BONDS ended lower last week. The yield curve saw a near-parallel marginal downward shift, with the 10-year yields ending 8 bps higher than that at the end of the previous week.

Going forward, the bond market is likely to remain range-bound due to opposite forces acting on the market. Consider this.

First, on the positive side, the RBI has announced a calendar for government bonds. This enables banks (and PDs) to allocate resources more efficiently between the primary and secondary market.

On the flip side, the calendar indicates that the RBI will hold bond auction totalling Rs 7,000 crore in the first week of April. This may be bad news, as bond prices typically remain bearish on the run-up to primary auctions.

Second, on the one hand, banks may not be very concerned about protecting their trading book against price risk, as the coming week will be the start of FY 2003. This may force them to bid up bond prices, notwithstanding the huge price risk at present.

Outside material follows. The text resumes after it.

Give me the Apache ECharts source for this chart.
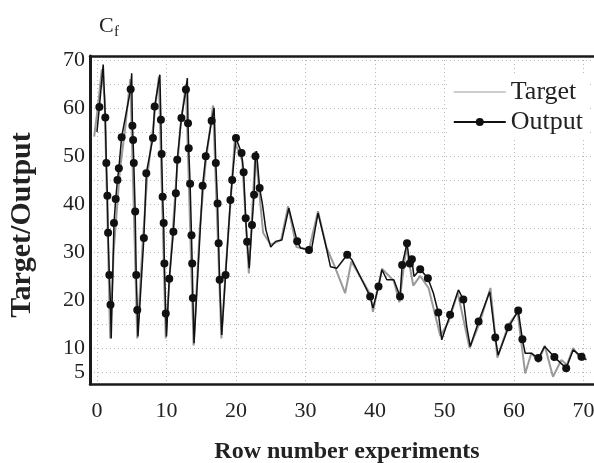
<!DOCTYPE html>
<html><head><meta charset="utf-8">
<script src="https://cdn.jsdelivr.net/npm/echarts@6/dist/echarts.min.js"></script>
<style>html,body{margin:0;padding:0;background:#fff}#c{width:594px;height:463px}</style>
</head><body><div id="c"></div>
<script>
// Target series (grey line)
const targetX = [-0.4,0.2,0.7,1.1,1.9,2.4,3.3,4.0,4.8,5.8,6.5,7.2,8.0,8.9,9.9,10.6,11.4,12.0,12.8,13.9,14.8,15.6,16.7,17.9,18.6,19.3,19.8,20.9,21.85,22.8,23.9,25,26.5,27.5,28.7,30.5,31.8,33,34.2,35.7,36.6,38,39.4,39.7,40.5,41.0,42.7,43.5,44.5,45.5,46.5,47.7,49.4,50.6,51.9,53.6,55.0,56.6,57.6,59.2,60.5,61.6,62.5,63.5,64.4,65.6,66.8,67.6,68.5,69.7,70.4];
const targetY = [54,61,68,62,12,30,47,55,66,12,30,45,55,66.5,12,28,45,56,65,10.5,35,48,60.5,12,28,42,53,49,25.5,51,34,31.5,32.5,39.5,31,30.5,38.5,31,27,21.4,28,24.5,21,17.5,23,26.5,24,19.5,31,23,25,22.5,12.5,15.5,21.5,10,15,22.5,8,14.8,17.5,4.7,9,7,10.5,4.0,7.5,6.5,10,7.5,8];

// Output series (black line); outputDot = 1 where a marker is drawn
const outputX = [0.0,0.35,0.9,1.2,1.35,1.5,1.6,1.78,1.95,2.05,2.45,2.7,2.95,3.15,3.55,4.85,5.0,5.1,5.2,5.3,5.5,5.65,5.8,5.9,6.75,7.1,8.05,8.3,9.05,9.2,9.3,9.45,9.6,9.7,9.9,10.0,10.4,11.0,11.35,11.55,12.15,12.8,13.0,13.1,13.2,13.4,13.6,13.7,13.8,13.97,15.2,15.65,16.5,16.85,17.1,17.35,17.5,17.65,17.95,18.5,19.2,19.45,20.0,20.8,21.1,21.4,21.6,21.9,22.3,22.6,22.8,22.95,23.4,23.8,24.3,25.0,25.7,26.6,27.6,28.8,29.3,30.5,30.9,31.8,32.9,33.6,34.5,36.0,36.7,38.1,39.3,39.7,40.5,41.0,41.7,42.7,43.6,43.9,44.6,45.0,45.3,45.6,46.5,47.6,48.4,49.1,49.6,50.8,52.0,52.7,53.2,53.7,54.9,56.5,57.3,57.7,59.2,60.6,61.2,61.6,62.5,63.5,64.4,65.8,67.5,68.5,69.7,70.4];
const outputY = [55,60.2,69,58,48.5,41.7,34,25.2,19,12,36,41,45,47.4,53.9,63.9,67.2,56.3,53.3,48.5,38.4,25.2,17.9,12.4,32.9,46.4,53.7,60.3,66.9,57.5,50.4,41.5,36,27.6,17.2,12.4,24.4,34.2,42.2,49.2,57.9,63.8,66.2,56.8,51.6,44.2,33.5,27.6,20.4,11,43.8,49.9,57.3,60,48.5,40.1,31.8,24.2,12.7,25.2,40.8,45,53.7,50.6,46.6,37,32.1,26.6,35.6,41.9,49.9,51,43.3,40,34.6,31,32.2,32.5,39.1,32.2,30.8,30.4,30.8,38.1,31.5,26.9,26.6,29.4,28.3,24.2,20.7,18.3,22.8,26.3,24.2,24.2,20.7,27.3,31.8,27.6,28.5,24.9,26.4,24.5,21.4,17.4,11.7,16.9,22.1,20.1,14.4,10.3,15.5,21.7,12.2,8.5,14.3,17.8,11.8,8.9,8.9,7.9,10.3,8.1,5.8,9.6,8.2,7.5];
const outputDot = [0,1,0,1,1,1,1,1,1,0,1,1,1,1,1,1,0,1,1,1,1,1,1,0,1,1,1,1,0,1,1,1,1,1,1,0,1,1,1,1,1,1,0,1,1,1,1,1,1,0,1,1,1,0,1,1,1,1,0,1,1,1,1,1,1,1,1,0,1,1,1,0,1,0,0,0,0,0,0,1,0,1,0,0,0,0,0,1,0,0,1,0,1,0,0,0,1,1,1,1,1,0,1,1,0,1,0,1,0,1,0,0,1,0,1,0,1,1,1,0,0,1,0,1,1,0,1,0];

const xTickLabels = [0,10,20,30,40,50,60,70];
const yTickLabels = [5,10,20,30,40,50,60,70];

const serif = 'Liberation Serif';
const chart = echarts.init(document.getElementById('c'), null, {renderer:'canvas'});
const targetData = targetX.map((x,i)=>[x,targetY[i]]);
const outputData = outputX.map((x,i)=>({value:[x,outputY[i]], symbol: outputDot[i] ? 'circle' : 'none'}));

const T = 'rgba(0,0,0,0)';
const xSplitColors = [T,'#b8b8b8',T,T,T,T,T,T,T,T];
const X_MIN = -1, X_MAX = 71.5;

chart.setOption({
  animation:false,
  backgroundColor:'#fff',
  grid:{left:90, right:0, top:56, bottom:79, show:false, containLabel:false, outerBoundsMode:'none'},
  graphic:[
    {type:'text', left:99, top:15, style:{text:'C', font:'22px "Liberation Serif"', fill:'#222'}},
    {type:'text', left:114, top:25, style:{text:'f', font:'15px "Liberation Serif"', fill:'#222'}}
  ],
  legend:{
    orient:'vertical', right:7, top:75, itemWidth:52, itemHeight:10, itemGap:4,
    backgroundColor:'#fff', padding:[4,4,4,6],
    textStyle:{fontFamily:serif, fontSize:26, color:'#222', lineHeight:23},
    data:[{name:'Target', icon:'path://M0,0H50V1H0Z'}, {name:'Output'}]
  },
  xAxis:[{
    type:'value', min:X_MIN, max:X_MAX, interval:1,
    name:'Row number experiments', nameLocation:'middle', nameGap:56,
    nameTextStyle:{fontFamily:serif, fontWeight:'bold', fontSize:24, color:'#222', padding:[0,0,0,10]},
    axisLine:{show:true, onZero:false, lineStyle:{color:'#1a1a1a', width:2.5}},
    axisTick:{show:false},
    axisLabel:{margin:16, fontFamily:serif, fontSize:22, color:'#222',
      formatter:v=> xTickLabels.indexOf(Math.round(v*1000)/1000) >= 0 ? String(Math.round(v)) : ''},
    splitLine:{show:true, lineStyle:{color:xSplitColors, type:[1,3], width:1}}
  },{
    type:'value', position:'top', min:X_MIN, max:X_MAX, interval:10,
    axisLine:{show:true, onZero:false, lineStyle:{color:'#1a1a1a', width:2.5}},
    axisTick:{show:false}, axisLabel:{show:false}, splitLine:{show:false}
  }],
  yAxis:{
    type:'value', min:2.5, max:70.8, interval:2.5,
    name:'Target/Output', nameLocation:'middle', nameGap:53,
    nameTextStyle:{fontFamily:serif, fontWeight:'bold', fontSize:30, color:'#222', padding:[0,10,0,0]},
    axisLine:{show:true, onZero:false, lineStyle:{color:'#1a1a1a', width:3}},
    axisTick:{show:false},
    axisLabel:{margin:5, fontFamily:serif, fontSize:22, color:'#222',
      formatter:v=> yTickLabels.indexOf(Math.round(v*1000)/1000) >= 0 ? String(Math.round(v)) : ''},
    splitLine:{show:true, lineStyle:{color:[T,'#b8b8b8'], type:[1,3], width:1}}
  },
  series:[
    {name:'Target', type:'line', data:targetData, symbol:'none', showSymbol:false,
     lineStyle:{color:'#9a9a9a', width:2}, itemStyle:{color:'#9a9a9a'}, z:2},
    {name:'Output', type:'line', data:outputData, symbol:'circle', symbolSize:8, showSymbol:true, showAllSymbol:true,
     lineStyle:{color:'#111', width:1.5}, itemStyle:{color:'#111'}, z:3}
  ]
});
</script></body></html>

On the other hand, spreads have tightened further, especially at the front-end of the yield curve. For instance, spreads between the 2-year and 3 year bonds are only 8 bps against 15 bps the previous week. This has made most maturity sectors rich. At present, the only sector that appears cheap based on yield spreads is the eight-year maturity.

Besides, yield volatility (vols) of the benchmark 10-year, five-year and one-year bonds fell sharply during this week. This suggests that there is no advantage for duration extension, as lower yield vols reduces convexity gains.

Third, the positive development is that the third-quarter GDP growth rates suggest that the economy is cantering at a decent pace. But this could actually have a negative effect on bonds, as a better GDP growth rate could well put the spanner-in-the-works for further rate cut, and consequently, to a likely bond rally.